DeMarcus Cousins isn’t totally wrong here — we tend not to give the benefit of the doubt to people we have seen act a certain way before.
That’s pretty much how Cousins sees his reputation and the response to him — people don’t give him a fair chance.
He said as much to Chris Mannix of Sports Illustrated in a fantastic interview. Seriously, go read the whole thing.
Cousins starts off by admitting he lets little things get to him too much but then says people don’t give him a chance.
“Sometimes I let some of the small things take over,” Cousins told SI.com. “It can be a simple thing, like a call going the wrong way, and it takes me all off. I’ve got a real problem when I know something is wrong or I feel something is wrong, I’m going to speak about it. I get it from my mother. It’s a problem I have. I don’t want to say I want to change it because it helped me get where I am. But at the same time, I have to learn to be quiet….
“I’m not going to sit here and say I’m innocent, because I’ve done things,” Cousins said. “But to get the reputation that I’ve got, I don’t think I’ve done enough. I don’t have a criminal record. Some of the guys with the cleanest image in the league have a record. I don’t think I was given a fair chance. I don’t know what I did in college that was so bad to get that reputation. OK, there is footage of me and Coach Cal going at each other. That happens in sports. Coming into the league, everyone said I was going to be fat, I was the next Oliver Miller. I had all these red flags. I just feel I was never given a fair chance coming in.”

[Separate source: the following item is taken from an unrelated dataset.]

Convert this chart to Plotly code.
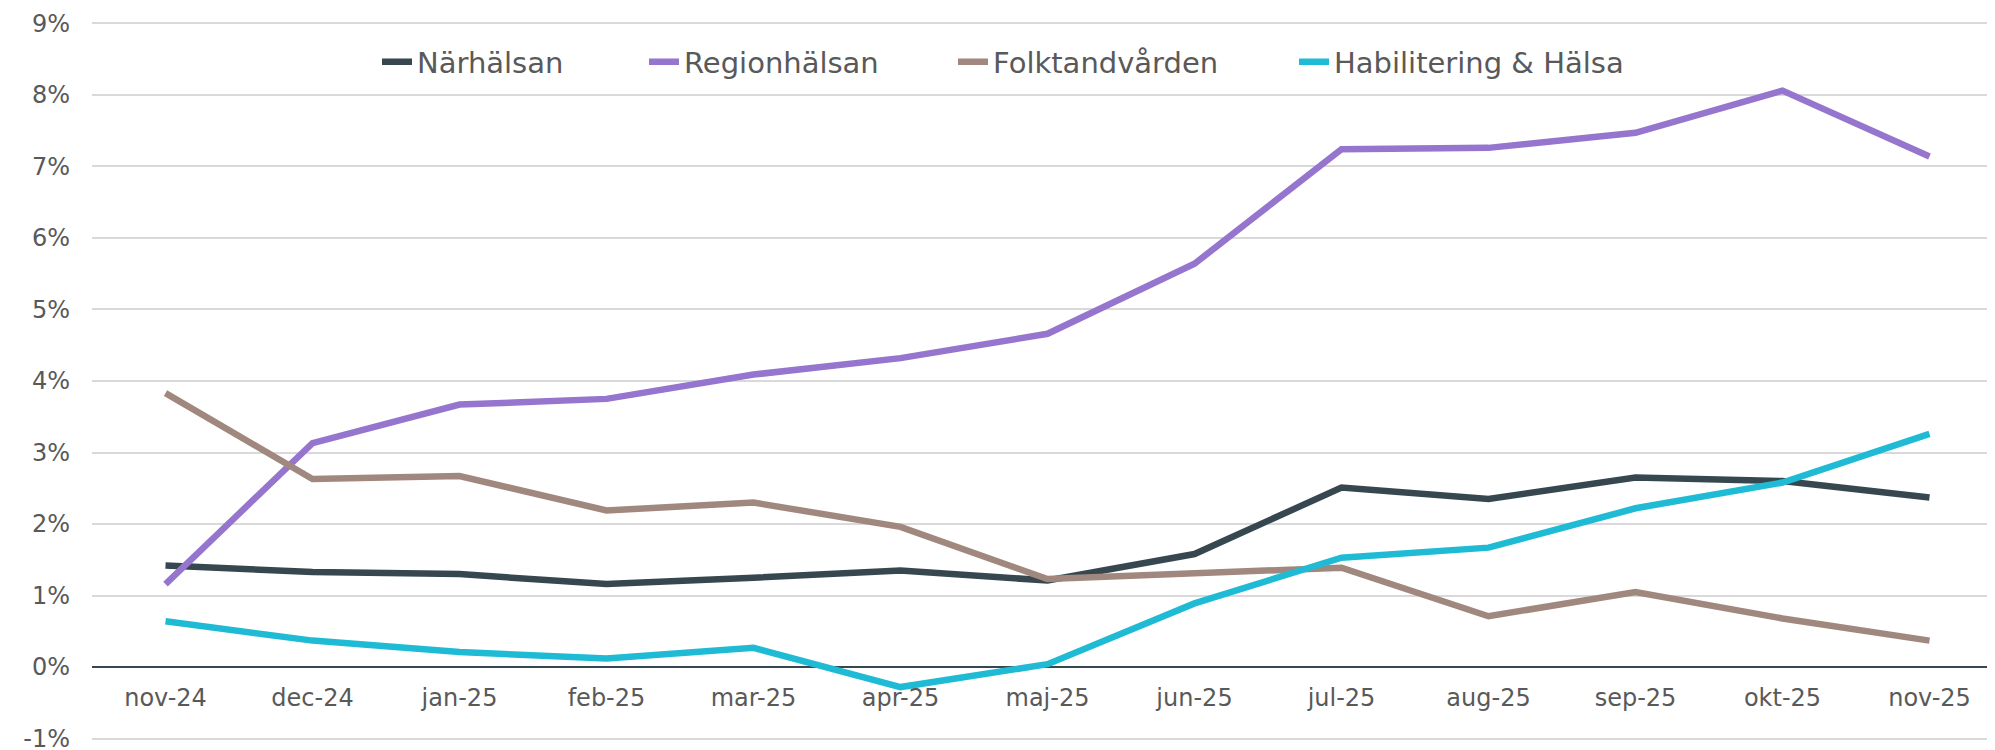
import plotly.graph_objects as go

months = ["nov-24", "dec-24", "jan-25", "feb-25", "mar-25", "apr-25", "maj-25",
          "jun-25", "jul-25", "aug-25", "sep-25", "okt-25", "nov-25"]

narhalsan = [1.42, 1.33, 1.30, 1.16, 1.25, 1.35, 1.21, 1.58, 2.51, 2.35, 2.65, 2.60, 2.37]
regionhalsan = [1.16, 3.13, 3.67, 3.75, 4.09, 4.32, 4.66, 5.64, 7.24, 7.26, 7.47, 8.06, 7.14]
folktandvarden = [3.83, 2.63, 2.67, 2.19, 2.30, 1.96, 1.23, 1.32, 1.39, 0.71, 1.05, 0.68, 0.37]
habilitering = [0.64, 0.37, 0.21, 0.12, 0.27, -0.28, 0.04, 0.89, 1.53, 1.67, 2.22, 2.58, 3.26]

y_ticks = list(range(-1, 10))

series = [
    ("Närhälsan", narhalsan, "#37474F"),
    ("Regionhälsan", regionhalsan, "#9575CD"),
    ("Folktandvården", folktandvarden, "#A1887F"),
    ("Habilitering & Hälsa", habilitering, "#1FBBD5"),
]

# left edge (px) of each legend entry
legend_x = [369, 636, 945, 1286]

font = "DejaVu Sans"
grey = "#595959"

fig = go.Figure()
legend_layouts = {}
for i, (name, vals, color) in enumerate(series):
    key = "legend" if i == 0 else f"legend{i + 1}"
    fig.add_trace(go.Scatter(
        x=list(range(len(months))), y=vals, name=name, mode="lines",
        line=dict(color=color, width=6.5), legend=key,
    ))
    legend_layouts[key] = dict(
        orientation="h", xref="container", x=legend_x[i] / 1995, xanchor="left",
        yref="container", y=1 - 54 / 750, yanchor="middle",
        font=dict(size=29, color=grey, family=font), itemwidth=30,
        bgcolor="rgba(0,0,0,0)",
    )

# pad the range slightly so the -1% and 9% gridlines are drawn
ymin, ymax = -1.02, 9.02

# page body has an 8px margin, so the figure sits 8px right/down
fig.update_layout(
    width=1995, height=750,
    margin=dict(l=84, r=0, t=14, b=18, autoexpand=False),
    plot_bgcolor="white", paper_bgcolor="white",
    font=dict(family=font, color=grey, size=24),
    showlegend=True,
    **legend_layouts,
)

fig.update_xaxes(
    range=[-0.5, 12.5], tickvals=list(range(len(months))), ticktext=months,
    showgrid=False, zeroline=False, showline=False,
    anchor="free", position=-ymin / (ymax - ymin), automargin=False,
    ticks="outside", ticklen=9, tickcolor="rgba(0,0,0,0)",
    tickfont=dict(size=24, color=grey),
)

fig.update_yaxes(
    range=[ymin, ymax], tickvals=y_ticks, ticktext=[f"{v}%" for v in y_ticks],
    showgrid=True, gridcolor="#D9D9D9", gridwidth=2,
    zeroline=True, zerolinecolor="#37474F", zerolinewidth=2,
    automargin=False,
    ticklabelstandoff=21, tickfont=dict(size=24, color=grey),
)

fig.write_html("out.html")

Cousins goes on to say that is still true with the Sacramento Kings, who treat him like he has never done anything right when he makes a mistake. They don’t give him the benefit of the doubt.
Because they have learned from the past.
The thing is, reputations can change. People mature. Reasonable people give others a second chance if they show they are changing.
Cousins needs to let things roll off his back — if a broadcaster criticizes you during a game, don’t go find him afterward to complain. Let it go. You prove him wrong by playing hard, playing smart and making him look foolish for what he said.
Cousins can do that — his immense talent is not in question. And he has been a model citizen by all reports since the last Kings suspension (that lasted all of one game). It sounds like a cheesy self-help book thought, but it’s true — if Cousins becomes the player he wants on and off the court, he will get that fair chance from people. But he’s going to have to earn that chance now.